I was hoping Ian may be able to shed some light.

Enlighten you? Hmmm... OK, I'll try.

It's to do with gauge bosons. Gauge bosons are the particles that carry (or mediate, as it's known) the electromagnetic, weak & strong forces. There are 3 gauge bosons - the W, Z & the photon (although the W can be W+ or W-). For some reason, physicists love symmetry; but symmetry says that all of these bosons should have zero mass. Experiments have shown that not to be the case. All bosons apart from the photon have mass. So, the symmetry needs to be broken by a process known as Spontaneous Symmetry Breaking. That's where the Higgs particle comes in.

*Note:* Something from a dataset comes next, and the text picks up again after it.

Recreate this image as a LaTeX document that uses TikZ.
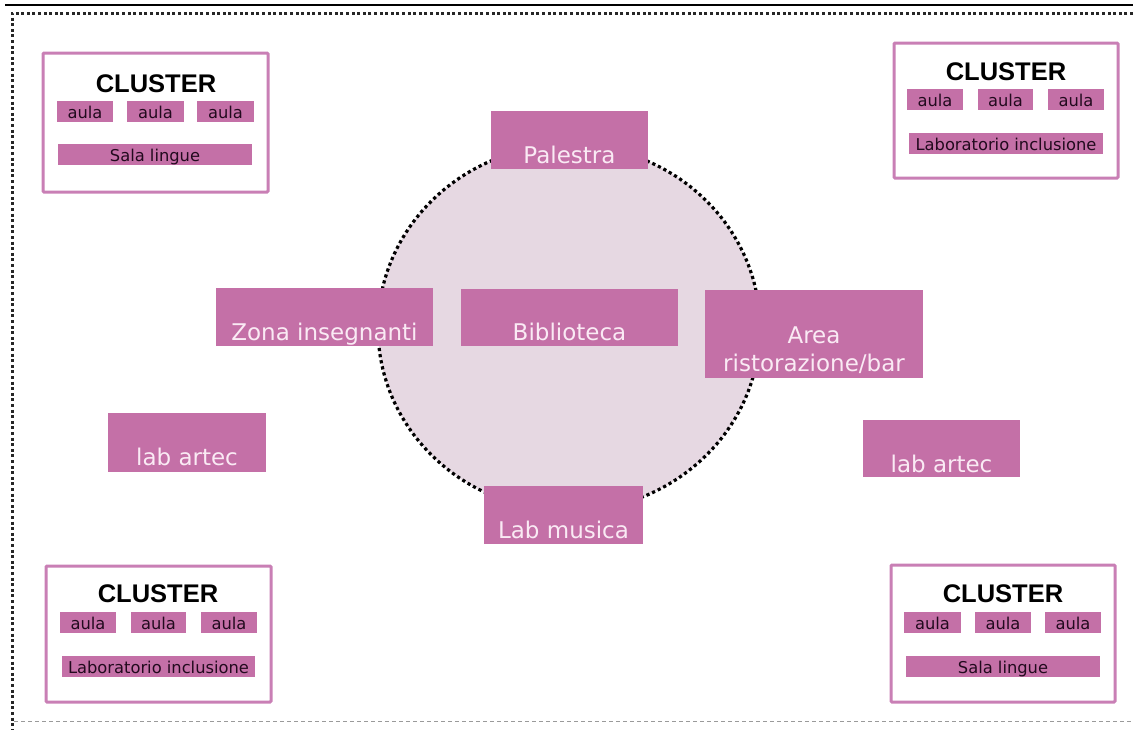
\documentclass[tikz,border=0pt]{standalone}
\usepackage{fontspec}
\setmainfont{DejaVu Sans}
\newfontfamily\headfont{Liberation Sans}
\usetikzlibrary{shapes.geometric}
\definecolor{roompink}{HTML}{C470A7}
\definecolor{framepink}{HTML}{C97FB5}
\definecolor{hubfill}{HTML}{E6D8E2}
\definecolor{labelwhite}{HTML}{FAEAF4}
\definecolor{labeldark}{HTML}{220A1E}
\definecolor{edgegrey}{HTML}{9A9A9A}
\begin{document}
\begin{tikzpicture}[x=1pt,y=-1pt,
  room/.style={fill=roompink, draw=none, inner sep=0pt, outer sep=0pt},
  bigtext/.style={text=labelwhite, font=\fontsize{23}{27}\selectfont, inner sep=0pt, anchor=base},
  subroom/.style={room, text=labeldark, font=\fontsize{16.3}{18}\selectfont,
    text height=17.5pt, text depth=3.5pt},
  cluster/.style={draw=framepink, line width=3pt, fill=white, inner sep=0pt, rounded corners=1pt},
  clustertitle/.style={font=\headfont\bfseries\fontsize{25.5}{28}\selectfont, text=black, inner sep=0pt, anchor=base},
  hub/.style={ellipse, fill=hubfill, draw=black, line width=3.2pt, dash pattern=on 3.2pt off 3pt, inner sep=0pt}
]
\useasboundingbox (0,0) rectangle (1133,729);

% page frame
\coordinate (tl) at (5,5);
\coordinate (tr) at (1133,5);
\coordinate (dl) at (12,13);
\coordinate (dr) at (1133,13);
\coordinate (bl) at (12,729);
\coordinate (gl) at (14,721);
\coordinate (gr) at (1133,721);
\draw[line width=1.4pt, black] (tl) -- (tr);
\draw[line width=3pt, black!85, dash pattern=on 3pt off 2.6pt] (dr) -- (dl) -- (bl);
\draw[line width=0.9pt, edgegrey, dash pattern=on 4pt off 3pt] (gl) -- (gr);

% central common space
\node[hub, minimum width=382, minimum height=366] (hub) at (569,328) {};

% rooms around and inside the common space
\node[room, minimum width=157, minimum height=58] (pal) at (569.5,140) {};
\node[bigtext] (palT) at (569.5,163) {Palestra};

\node[room, minimum width=217, minimum height=58] (zona) at (324.5,317) {};
\node[bigtext] (zonaT) at (324.5,340) {Zona insegnanti};

\node[room, minimum width=217, minimum height=57] (bib) at (569.5,317.5) {};
\node[bigtext] (bibT) at (569.5,340) {Biblioteca};

\node[room, minimum width=218, minimum height=88] (area) at (814,334) {};
\node[bigtext] (areaT1) at (814,343) {Area};
\node[bigtext] (areaT2) at (814,371) {ristorazione/bar};

\node[room, minimum width=158, minimum height=59] (artecL) at (187,442.5) {};
\node[bigtext] (artecLT) at (187,465) {lab artec};

\node[room, minimum width=157, minimum height=57] (artecR) at (941.5,448.5) {};
\node[bigtext] (artecRT) at (941.5,472) {lab artec};

\node[room, minimum width=159, minimum height=58] (mus) at (563.5,515) {};
\node[bigtext] (musT) at (563.5,538) {Lab musica};

% cluster top left
\node[cluster, minimum width=225, minimum height=139] (c1) at (155.5,122.5) {};
\node[clustertitle] (c1T) at (156,92.5) {CLUSTER};
\node[subroom, minimum width=56, minimum height=21] (c1a) at (85,111.5) {aula};
\node[subroom, minimum width=57, minimum height=21] (c1b) at (155.5,111.5) {aula};
\node[subroom, minimum width=57, minimum height=21] (c1c) at (225.5,111.5) {aula};
\node[subroom, minimum width=194, minimum height=21] (c1d) at (155,154.5) {Sala lingue};

% cluster top right
\node[cluster, minimum width=224, minimum height=135] (c2) at (1006,110.5) {};
\node[clustertitle] (c2T) at (1006,80) {CLUSTER};
\node[subroom, minimum width=56, minimum height=21] (c2a) at (935,99.5) {aula};
\node[subroom, minimum width=55, minimum height=21] (c2b) at (1005.5,99.5) {aula};
\node[subroom, minimum width=56, minimum height=21] (c2c) at (1076,99.5) {aula};
\node[subroom, minimum width=194, minimum height=21] (c2d) at (1006,143) {Laboratorio inclusione};

% cluster bottom left
\node[cluster, minimum width=225, minimum height=136] (c3) at (158.5,634) {};
\node[clustertitle] (c3T) at (158,602) {CLUSTER};
\node[subroom, minimum width=56, minimum height=21] (c3a) at (88,622.5) {aula};
\node[subroom, minimum width=55, minimum height=21] (c3b) at (158.5,622.5) {aula};
\node[subroom, minimum width=56, minimum height=21] (c3c) at (229,622.5) {aula};
\node[subroom, minimum width=193, minimum height=21] (c3d) at (158.5,666) {Laboratorio inclusione};

% cluster bottom right
\node[cluster, minimum width=224, minimum height=137] (c4) at (1003,633.5) {};
\node[clustertitle] (c4T) at (1003,602) {CLUSTER};
\node[subroom, minimum width=57, minimum height=21] (c4a) at (932.5,622) {aula};
\node[subroom, minimum width=56, minimum height=21] (c4b) at (1003,622) {aula};
\node[subroom, minimum width=56, minimum height=21] (c4c) at (1073,622) {aula};
\node[subroom, minimum width=194, minimum height=21] (c4d) at (1003,666) {Sala lingue};
\end{tikzpicture}
\end{document}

Higgs particles interfere with the W & Z bosons to give them mass - at least, that's what the theory says. The problem arises because, according to Quantum Field theory, Higgs particles should be equivalent to the Planck mass; whereas, to cause spontaneous symmetry breaking they need to be 10 million trillion times lighter. That's where the 16 decimal place fudge factor comes into it.

To cause spontaneous symmetry breaking of the weak force particles, Higgs particles should have a mass of 250GeV; but, although at least 2 colliders can operate at 250GeV or above, no Higgs particles have even been discovered.

Coming from 1 direction, Higgs particles should have been detected by now but haven't been, and coming from the other direction, they should have a mass 10 million trillion times their mass calculated the 1st way.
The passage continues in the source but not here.